**WRITTEN REQUEST:**
Retype word for word the first line of the listing and each line after it up to the line with "const data = seconds.map((s, i)", with the pictures taken out.

**DATA SEGMENT:**
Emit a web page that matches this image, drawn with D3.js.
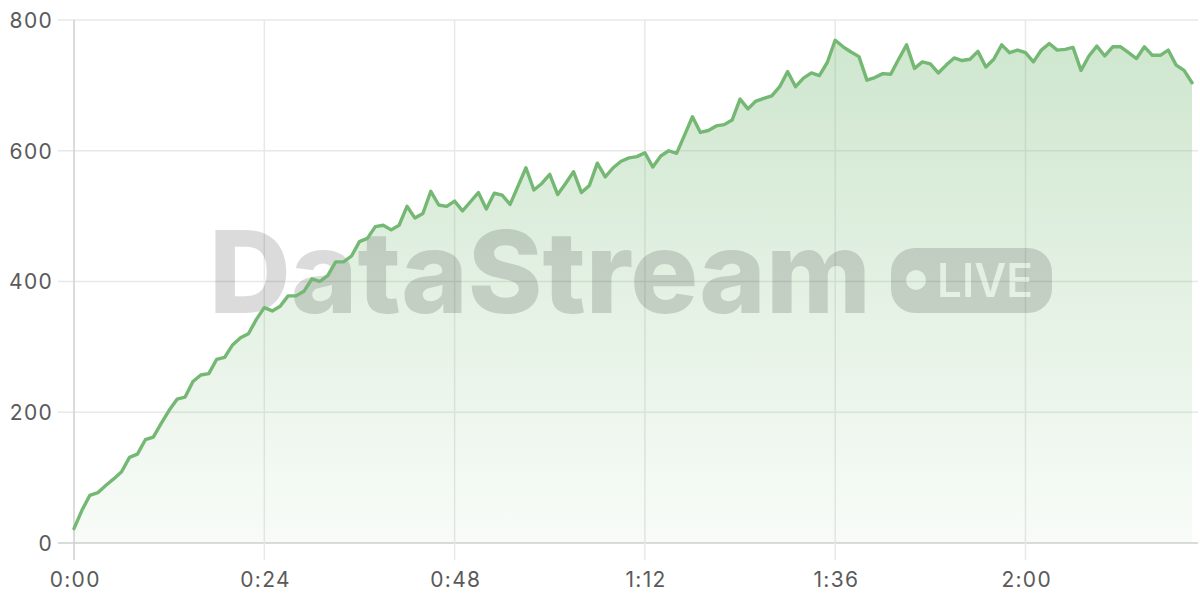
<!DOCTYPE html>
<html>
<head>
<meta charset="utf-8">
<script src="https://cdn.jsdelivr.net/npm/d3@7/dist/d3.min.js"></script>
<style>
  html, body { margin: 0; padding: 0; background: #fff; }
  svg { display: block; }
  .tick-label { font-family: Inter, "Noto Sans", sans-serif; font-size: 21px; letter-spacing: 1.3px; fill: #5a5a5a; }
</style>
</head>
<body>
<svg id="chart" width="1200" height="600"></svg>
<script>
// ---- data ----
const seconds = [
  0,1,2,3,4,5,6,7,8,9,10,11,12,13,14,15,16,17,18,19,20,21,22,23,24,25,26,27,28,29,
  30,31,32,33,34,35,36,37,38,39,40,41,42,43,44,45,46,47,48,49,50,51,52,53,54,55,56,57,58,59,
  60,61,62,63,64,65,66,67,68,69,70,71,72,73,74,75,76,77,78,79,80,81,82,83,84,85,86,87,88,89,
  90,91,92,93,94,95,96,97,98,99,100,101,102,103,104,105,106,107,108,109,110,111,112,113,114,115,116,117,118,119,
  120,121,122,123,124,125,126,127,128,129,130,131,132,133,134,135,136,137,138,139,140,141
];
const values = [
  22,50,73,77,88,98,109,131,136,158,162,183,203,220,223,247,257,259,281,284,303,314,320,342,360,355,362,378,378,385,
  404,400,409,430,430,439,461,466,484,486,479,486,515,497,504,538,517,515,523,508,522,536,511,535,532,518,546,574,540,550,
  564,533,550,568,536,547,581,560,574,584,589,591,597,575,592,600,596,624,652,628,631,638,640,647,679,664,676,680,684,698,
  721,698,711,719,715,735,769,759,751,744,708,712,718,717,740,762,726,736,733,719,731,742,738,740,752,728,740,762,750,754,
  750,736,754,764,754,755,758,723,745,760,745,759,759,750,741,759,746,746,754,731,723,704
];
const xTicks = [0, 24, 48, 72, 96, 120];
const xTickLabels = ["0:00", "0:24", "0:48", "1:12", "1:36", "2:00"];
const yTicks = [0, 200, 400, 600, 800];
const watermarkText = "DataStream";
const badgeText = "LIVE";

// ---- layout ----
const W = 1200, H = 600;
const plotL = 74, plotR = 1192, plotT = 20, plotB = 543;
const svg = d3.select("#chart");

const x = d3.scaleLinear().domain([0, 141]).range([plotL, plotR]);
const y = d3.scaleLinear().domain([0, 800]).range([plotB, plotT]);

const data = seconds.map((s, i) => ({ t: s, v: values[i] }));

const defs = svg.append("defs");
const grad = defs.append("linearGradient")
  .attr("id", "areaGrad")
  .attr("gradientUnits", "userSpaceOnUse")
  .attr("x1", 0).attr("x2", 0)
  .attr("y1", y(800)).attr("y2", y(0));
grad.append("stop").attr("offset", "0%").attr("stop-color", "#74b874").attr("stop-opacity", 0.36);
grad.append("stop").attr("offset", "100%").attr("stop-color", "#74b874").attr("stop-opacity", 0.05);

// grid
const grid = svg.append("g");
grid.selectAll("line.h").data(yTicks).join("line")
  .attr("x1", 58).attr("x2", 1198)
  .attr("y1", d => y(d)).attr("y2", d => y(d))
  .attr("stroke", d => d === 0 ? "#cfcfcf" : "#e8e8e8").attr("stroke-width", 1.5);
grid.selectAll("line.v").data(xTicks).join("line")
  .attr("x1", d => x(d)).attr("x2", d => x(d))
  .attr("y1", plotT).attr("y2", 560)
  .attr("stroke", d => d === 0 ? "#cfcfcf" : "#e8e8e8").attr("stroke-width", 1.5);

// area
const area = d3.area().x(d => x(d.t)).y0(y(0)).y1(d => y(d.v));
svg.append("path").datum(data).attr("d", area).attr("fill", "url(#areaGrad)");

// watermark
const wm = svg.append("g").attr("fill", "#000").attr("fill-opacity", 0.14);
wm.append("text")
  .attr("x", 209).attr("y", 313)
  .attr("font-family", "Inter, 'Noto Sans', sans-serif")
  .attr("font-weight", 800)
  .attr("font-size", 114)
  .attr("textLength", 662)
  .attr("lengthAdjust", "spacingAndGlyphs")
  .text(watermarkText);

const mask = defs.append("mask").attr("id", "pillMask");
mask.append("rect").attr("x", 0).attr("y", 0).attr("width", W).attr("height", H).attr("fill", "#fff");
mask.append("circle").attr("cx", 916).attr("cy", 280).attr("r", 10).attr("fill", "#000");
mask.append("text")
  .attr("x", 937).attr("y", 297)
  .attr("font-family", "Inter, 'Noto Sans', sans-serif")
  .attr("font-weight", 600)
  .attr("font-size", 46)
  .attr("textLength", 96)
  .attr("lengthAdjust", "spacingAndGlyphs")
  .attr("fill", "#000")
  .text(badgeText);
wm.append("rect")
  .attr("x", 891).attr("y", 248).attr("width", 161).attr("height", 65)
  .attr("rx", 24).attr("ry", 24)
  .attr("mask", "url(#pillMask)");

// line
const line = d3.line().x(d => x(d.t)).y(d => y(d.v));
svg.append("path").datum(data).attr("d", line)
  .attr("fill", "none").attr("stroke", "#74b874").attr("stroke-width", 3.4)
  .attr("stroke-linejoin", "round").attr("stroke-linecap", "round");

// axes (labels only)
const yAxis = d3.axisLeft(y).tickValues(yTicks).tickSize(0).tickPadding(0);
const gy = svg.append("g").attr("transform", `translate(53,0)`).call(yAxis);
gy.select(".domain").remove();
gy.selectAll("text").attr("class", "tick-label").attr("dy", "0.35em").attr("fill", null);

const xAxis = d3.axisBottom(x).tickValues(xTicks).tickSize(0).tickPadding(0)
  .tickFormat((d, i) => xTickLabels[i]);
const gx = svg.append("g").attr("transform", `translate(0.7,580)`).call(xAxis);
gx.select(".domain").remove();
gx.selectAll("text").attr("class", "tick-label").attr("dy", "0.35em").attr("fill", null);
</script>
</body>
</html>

**OUTPUT FOR THIS TASK:**
Emit a web page that matches this image, drawn with D3.js.
<!DOCTYPE html>
<html>
<head>
<meta charset="utf-8">
<script src="https://cdn.jsdelivr.net/npm/d3@7/dist/d3.min.js"></script>
<style>
  html, body { margin: 0; padding: 0; background: #fff; }
  svg { display: block; }
  .tick-label { font-family: Inter, "Noto Sans", sans-serif; font-size: 21px; letter-spacing: 1.3px; fill: #5a5a5a; }
</style>
</head>
<body>
<svg id="chart" width="1200" height="600"></svg>
<script>
// ---- data ----
const seconds = [
  0,1,2,3,4,5,6,7,8,9,10,11,12,13,14,15,16,17,18,19,20,21,22,23,24,25,26,27,28,29,
  30,31,32,33,34,35,36,37,38,39,40,41,42,43,44,45,46,47,48,49,50,51,52,53,54,55,56,57,58,59,
  60,61,62,63,64,65,66,67,68,69,70,71,72,73,74,75,76,77,78,79,80,81,82,83,84,85,86,87,88,89,
  90,91,92,93,94,95,96,97,98,99,100,101,102,103,104,105,106,107,108,109,110,111,112,113,114,115,116,117,118,119,
  120,121,122,123,124,125,126,127,128,129,130,131,132,133,134,135,136,137,138,139,140,141
];
const values = [
  22,50,73,77,88,98,109,131,136,158,162,183,203,220,223,247,257,259,281,284,303,314,320,342,360,355,362,378,378,385,
  404,400,409,430,430,439,461,466,484,486,479,486,515,497,504,538,517,515,523,508,522,536,511,535,532,518,546,574,540,550,
  564,533,550,568,536,547,581,560,574,584,589,591,597,575,592,600,596,624,652,628,631,638,640,647,679,664,676,680,684,698,
  721,698,711,719,715,735,769,759,751,744,708,712,718,717,740,762,726,736,733,719,731,742,738,740,752,728,740,762,750,754,
  750,736,754,764,754,755,758,723,745,760,745,759,759,750,741,759,746,746,754,731,723,704
];
const xTicks = [0, 24, 48, 72, 96, 120];
const xTickLabels = ["0:00", "0:24", "0:48", "1:12", "1:36", "2:00"];
const yTicks = [0, 200, 400, 600, 800];
const watermarkText = "DataStream";
const badgeText = "LIVE";

// ---- layout ----
const W = 1200, H = 600;
const plotL = 74, plotR = 1192, plotT = 20, plotB = 543;
const svg = d3.select("#chart");

const x = d3.scaleLinear().domain([0, 141]).range([plotL, plotR]);
const y = d3.scaleLinear().domain([0, 800]).range([plotB, plotT]);

const data = seconds.map((s, i) => ({ t: s, v: values[i] }));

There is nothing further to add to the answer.